Juan 20:19-23
Se puede decir que esta es una de las primeras reuniones de la Iglesia primitiva. Ahí, en el temor, escondiéndose de la persecución, estaban reunidos hombres y mujeres que habían creído en Jesús. Su fe flaqueaba, los eventos de la mañana los tenían en vilo y es probable que la declaración de la Magdalena había sido tomada como propia de una mujer atormentada por la tristeza. ¿Qué era eso de que Jesús estaba vivo? ¿Cómo que había pedido ir a avisarle a los doce? ¿Las palabras extrañas que usaba en sus enseñanzas preveían todo eso? Ese domingo de resurrección, antes del anochecer, sólo era motivo de alegría para la Magdalena, para todos los otros, aquella noche parecía una más de luto. Pero en esa reunión signada por el temor, de pronto se aparece Jesús.
Shalom. La paz sea con ustedes. Era Él. Ahí estaban todavía los signos de la tortura, pero su cuerpo estaba vivo. Vivo. ¿Qué palabras podrían describir lo que aquellos hombres sentían? El evangelista dice: «los discípulos se regocijaron». Sí, había un gozo que era exactamente (o más) que la tristeza de hacía unas cuantas horas. Jesús no había muerto y si lo había hecho ahora estaba de nuevo entre ellos. ¡Qué explicación necesitaban! En ese momento de euforia, los discípulos no entendían más que algo: el Maestro había resucitado, había cumplido su palabra. Jesús, entonces, era el Hijo de Dios, el Mesías, el Ungido. Esa noche, quizá sin tener conciencia clara de aquello, Jesús se estaba convirtiendo ante los ojos de sus seguidores en el Cristo. Jesucristo resucitado los visitaba.

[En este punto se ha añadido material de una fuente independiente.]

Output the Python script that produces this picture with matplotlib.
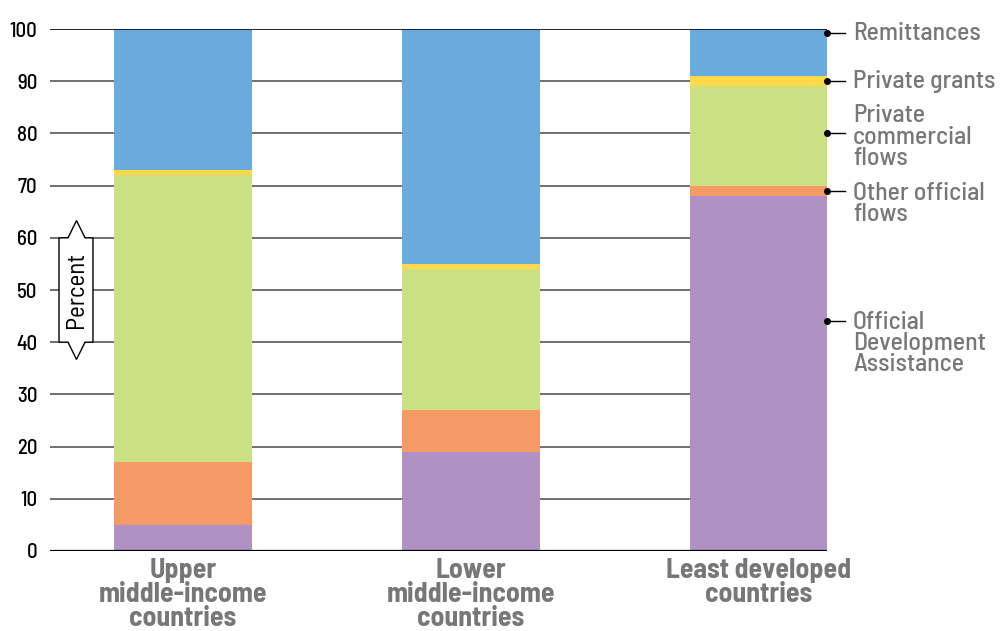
import numpy as np
import matplotlib
matplotlib.use("Agg")
from matplotlib import pyplot as plt
from matplotlib.patches import Polygon
import matplotlib.transforms as mtransforms

plt.rcParams['font.family'] = ['Barlow Semi Condensed', 'DejaVu Sans']

# data (percent of total flows)
groups = ["Upper\nmiddle-income\ncountries", "Lower\nmiddle-income\ncountries", "Least developed\ncountries"]
oda        = [5, 19, 68]
other_off  = [12, 8, 2]
private_cf = [55, 27, 19]
private_gr = [1, 1, 2]
remit      = [27, 45, 9]

series = [oda, other_off, private_cf, private_gr, remit]
colors = ["#b190c4", "#f79a68", "#cbdf83", "#ffd94a", "#6aaadd"]

labels = ["Official\nDevelopment\nAssistance", "Other official\nflows",
          "Private\ncommercial\nflows", "Private grants", "Remittances"]
dot_y  = [44, 69, 80, 90, 99.2]
text_y = [39.8, 66.5, 79.3, 90, 99.2]

yticks = np.arange(0, 101, 10)

fig = plt.figure(figsize=(10, 6.31), dpi=100)
ax = fig.add_axes([0.05, 0.1268, 0.777, 0.8272])

x = np.arange(len(groups))
width = 0.479
bottom = np.zeros(len(groups))
for vals, c in zip(series, colors):
    ax.bar(x, vals, width, bottom=bottom, color=c, zorder=3, linewidth=0)
    bottom += np.array(vals)

ax.set_xlim(-0.462, 2.236)
ax.set_ylim(0, 100)

for t in yticks:
    if t == 0:
        ax.axhline(t, color="black", lw=1.6, zorder=4)
    elif t == 100:
        ax.axhline(t, color="#222222", lw=1.4, zorder=4)
    else:
        ax.axhline(t, color="#666666", lw=1.3, zorder=1)

for s in ax.spines.values():
    s.set_visible(False)
ax.set_yticks(yticks)
ax.set_yticklabels([str(t) for t in yticks], fontsize=15, color="black", fontweight=500)
ax.tick_params(axis="y", length=0, pad=9)
ax.set_xticks(x)
ax.set_xticklabels(groups, fontsize=20, fontweight="bold", color="#777777", linespacing=0.95)
ax.tick_params(axis="x", length=0, pad=5)

# "Percent" double arrow box
trans = mtransforms.blended_transform_factory(ax.transAxes, ax.transData)
box = [(0.0116, 60), (0.0232, 60), (0.0341, 63.3), (0.0451, 60), (0.0553, 60),
       (0.0553, 40), (0.0451, 40), (0.0341, 36.7), (0.0232, 40), (0.0116, 40)]
ax.add_patch(Polygon(box, closed=True, facecolor="white", edgecolor="black",
                     lw=1, transform=trans, zorder=5, clip_on=False))
ax.text(0.0341, 50, "Percent", rotation=90, ha="center", va="center",
        fontsize=18, transform=trans, zorder=6)

# right-hand labels
for lab, dy, ty in zip(labels, dot_y, text_y):
    ax.plot([1.0, 1.0232], [dy, dy], color="black", lw=1, transform=trans, clip_on=False, zorder=6)
    ax.plot([1.0], [dy], "o", color="black", ms=4, transform=trans, clip_on=False, zorder=6)
    ax.text(1.0335, ty, lab, ha="left", va="center", fontsize=18.5, color="#777777",
            fontweight=500, linespacing=0.9, transform=trans)

fig.savefig("out.png", dpi=100)
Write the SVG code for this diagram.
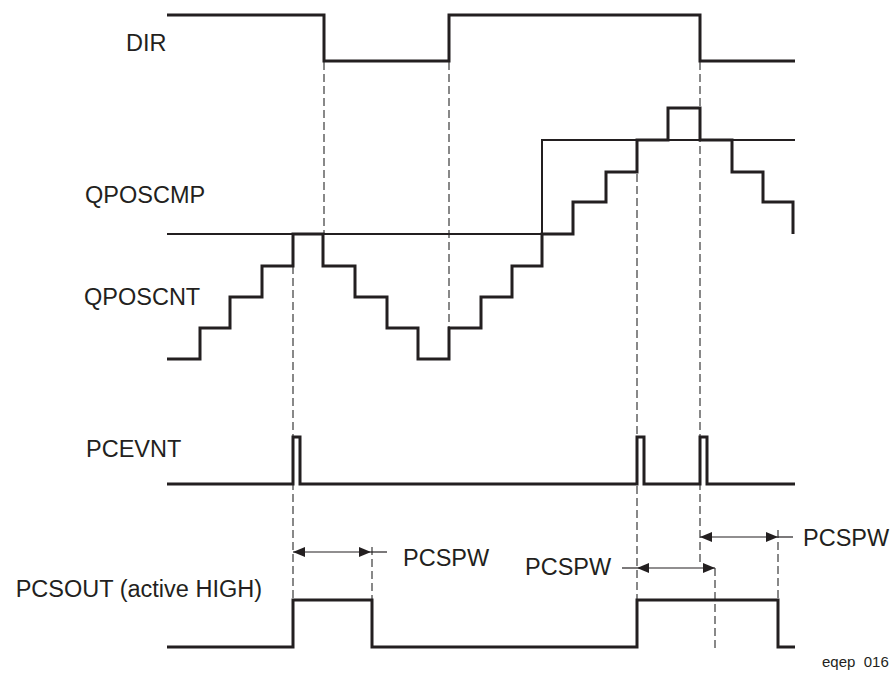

Shalom. Hola, aquí estoy. La familiaridad con la que Jesús literalmente irrumpe en ese cuarto podía incluso chocar con algunas solemnidades modernas. Pero ese saludo trae consigo una misión: vayan y propaguen el evangelio. Y también, por fin, el Espíritu Santo: sopla, envía ese Defensor prometido tres noches antes. La llegada del Espíritu Santo tampoco es para Juan un acto con los prodigios que vio Lucas en los Hechos. Es un sencillo acto donde Cristo sopla y afirma que ahí están recibiendo el Espíritu Santo. En cualquier caso, hay que decirlo: es en la iglesia, entendida esta como la reunión de los que creen en Jesús, donde hace su presencia el Espíritu. No es un acto de misticismo elevado. Quizá todo lo contrario. Esa noche, quizá silenciosa, lo único que había entre los seguidores de Jesús era recuerdos, nostalgia. No hubo ningún tipo de parafernalia o adornos litúrgicos. Así llega Jesús para darles un gran poder y, por tanto, una gran responsabilidad: lo que perdonen, será perdonado. Serían los propagadores del perdón y la redención que sólo es posible en Cristo.
Muchas implicaciones derivan de esas palabras. Mucho estaba ocurriendo ahí y que determinaría el curso de los siguientes dos milenios. Pero eso tan trascendental es transmitido por el Padre en una escena que transpira alegría, sorpresa y sencillez.